Ces deux derniers ressemblent, sauf quelques détails, au conte des frères Grimm, et celui-ci a lui-même des traits d’analogie évidente avec le conte de Perrault. Seulement le terrible seigneur est remplacé par un vilain sorcier, pauvre hère et méchant diable, qui va mendiant de porte en porte, mais qui reçoit moins de morceaux de pain qu’il n’enlève de jeunes filles. Toutefois, que ne manque-t-il pas à ce sorcier pour être un Barbe-Bleue ? De barbe ? il n’en est pas question : la clef ne joue qu’un rôle secondaire : c’est un œuf, dans le conte allemand ; c’est un chat, dans le conte écossais ; c’est un chien, dans le conte italien, qui jouent le rôle de dénonciateur.
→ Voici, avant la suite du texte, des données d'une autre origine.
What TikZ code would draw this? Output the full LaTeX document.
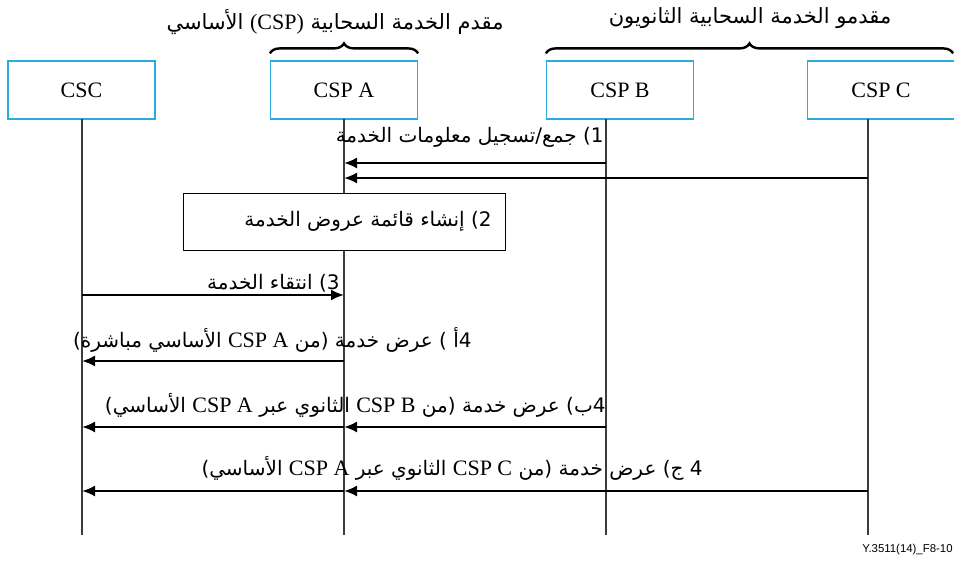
\documentclass[tikz,border=0pt]{standalone}
\usepackage{fontspec}
\setmainfont{Liberation Serif}
\setsansfont{Liberation Sans}
\newfontfamily\arabicfont[Script=Arabic]{DejaVu Sans}
\TeXXeTstate=1
\definecolor{csblue}{RGB}{41,171,226}
\definecolor{lifegray}{RGB}{60,60,60}
\usetikzlibrary{arrows.meta,positioning,decorations.pathreplacing}
\newcommand{\artext}[1]{{\arabicfont\beginR #1\endR}}
\newcommand{\latinpart}[1]{\beginL{\rmfamily\fontsize{11}{13}\selectfont #1}\endL}

\begin{document}
\begin{tikzpicture}[x=0.5pt,y=-0.5pt,
    actor/.style={rectangle, draw=csblue, line width=0.6pt, minimum width=73.5pt,
                  minimum height=29pt, inner sep=0pt, font=\fontsize{11}{13}\selectfont},
    life/.style={draw=lifegray, line width=0.6pt},
    msg/.style={-{Latex[length=6.5pt,width=5.5pt]}, line width=1pt},
    lbl/.style={anchor=east, inner sep=0pt, font=\fontsize{10}{12}\selectfont},
    bracelbl/.style={inner sep=0pt, font=\fontsize{10.5}{12}\selectfont},
    grp/.style={decorate, decoration={brace, amplitude=5pt}, line width=1.2pt}]
  \useasboundingbox (0,0) rectangle (954,562);
  % actors
  \node[actor] (csc) at (81.5,90) {CSC};
  \node[actor] (cspa) at (344,90) {CSP A};
  \node[actor] (cspb) at (620,90) {CSP B};
  \node[actor] (cspc) at (881,90) {CSP C};
  % lifelines
  \coordinate (lcsc) at (82,119);
  \coordinate (lcspa) at (344,119);
  \coordinate (lcspb) at (606,119);
  \coordinate (lcspc) at (868,119);
  \coordinate (bottom) at (0,535);
  \foreach \l in {lcsc,lcspa,lcspb,lcspc}
    \draw[life] (\l) -- (\l |- bottom);
  % braces
  \draw[grp] ([yshift=3.5pt]cspa.north west) -- ([yshift=3.5pt]cspa.north east);
  \draw[grp] ([yshift=3.5pt]cspb.north west) -- ([yshift=3.5pt,xshift=-1pt]cspc.north east);
  \node[bracelbl] (primary) at (335,22)
    {\artext{مقدم الخدمة السحابية \latinpart{(CSP)} الأساسي}};
  \node[bracelbl] (secondary) at (750,18)
    {\artext{مقدمو الخدمة السحابية الثانويون}};
  % 1) collect
  \node[lbl] (collect) at (604,137) {\artext{1) جمع/تسجيل معلومات الخدمة}};
  \coordinate (m1) at (0,163);
  \coordinate (m2) at (0,178);
  \draw[msg] (lcspb |- m1) -- (lcspa |- m1);
  \draw[msg] (lcspc |- m2) -- (lcspa |- m2);
  % 2) list
  \node[rectangle, draw, fill=white, line width=0.5pt, minimum width=161pt,
        minimum height=28.5pt] (listbox) at (344,221.5) {};
  \node[lbl] (listtxt) at (492,221) {\artext{2) إنشاء قائمة عروض الخدمة}};
  % 3) select
  \node[lbl] (select) at (340,283) {\artext{3) انتقاء الخدمة}};
  \coordinate (m3) at (0,295);
  \draw[msg] (lcsc |- m3) -- (lcspa |- m3);
  % 4) offers
  \node[lbl] (offera) at (472,340)
    {\artext{4أ ) عرض خدمة (من \latinpart{CSP A} الأساسي مباشرة)}};
  \coordinate (m4) at (0,361);
  \draw[msg] (lcspa |- m4) -- (lcsc |- m4);
  \node[lbl] (offerb) at (606,405)
    {\artext{4ب) عرض خدمة (من \latinpart{CSP B} الثانوي عبر \latinpart{CSP A} الأساسي)}};
  \coordinate (m5) at (0,427);
  \draw[msg] (lcspb |- m5) -- (lcspa |- m5);
  \draw[msg] (lcspa |- m5) -- (lcsc |- m5);
  \node[lbl] (offerc) at (703,468)
    {\artext{4 ج) عرض خدمة (من \latinpart{CSP C} الثانوي عبر \latinpart{CSP A} الأساسي)}};
  \coordinate (m6) at (0,491);
  \draw[msg] (lcspc |- m6) -- (lcspa |- m6);
  \draw[msg] (lcspa |- m6) -- (lcsc |- m6);
  % figure id
  \node[anchor=south east, inner sep=0pt, font=\sffamily\fontsize{5.7}{7}\selectfont]
    (figid) at (953,555) {Y.3511(14)\_F8-10};
\end{tikzpicture}
\end{document}
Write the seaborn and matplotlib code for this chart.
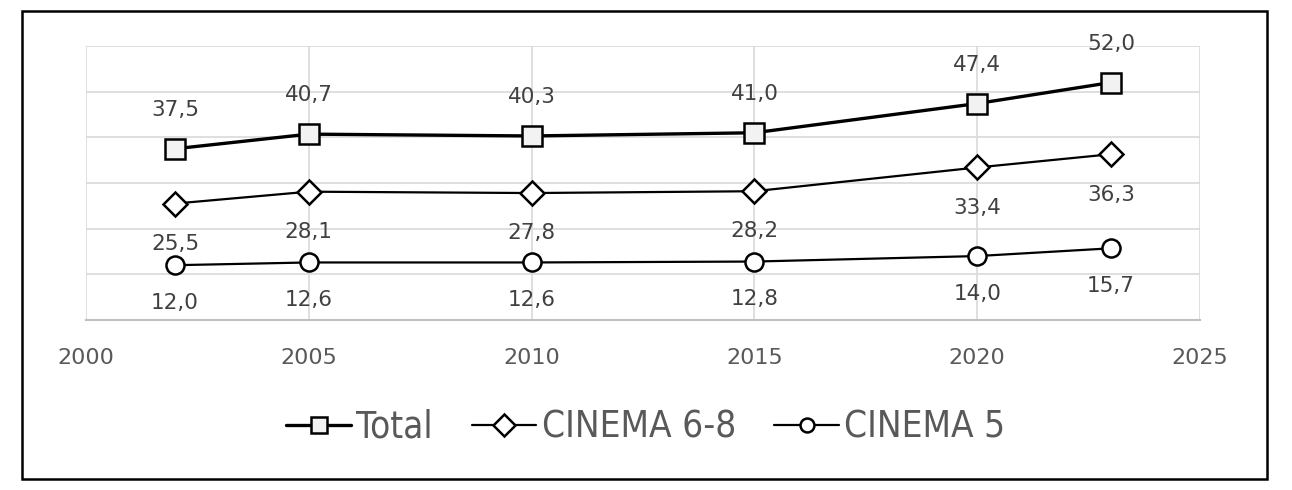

Le conte français, dit-on, a répudié toutes les fantaisies où se joue l’imagination des peuples voisins ; il n’a conservé de la féerie que juste ce qu’il fallait pour que le récit ne perdît pas son caractère primitif. Mais qu’en sait-on ? et qui nous assure que ces trois contes remontent au delà de celui de Perrault ? Rien, absolument rien. On pourrait aller plus loin encore : on peut admettre que Perrault se soit servi, pour composer son petit drame, des récits allemand, écossais et italien, quoique nous soyons

  1. Mythologie zoologique. t. II. p. 36.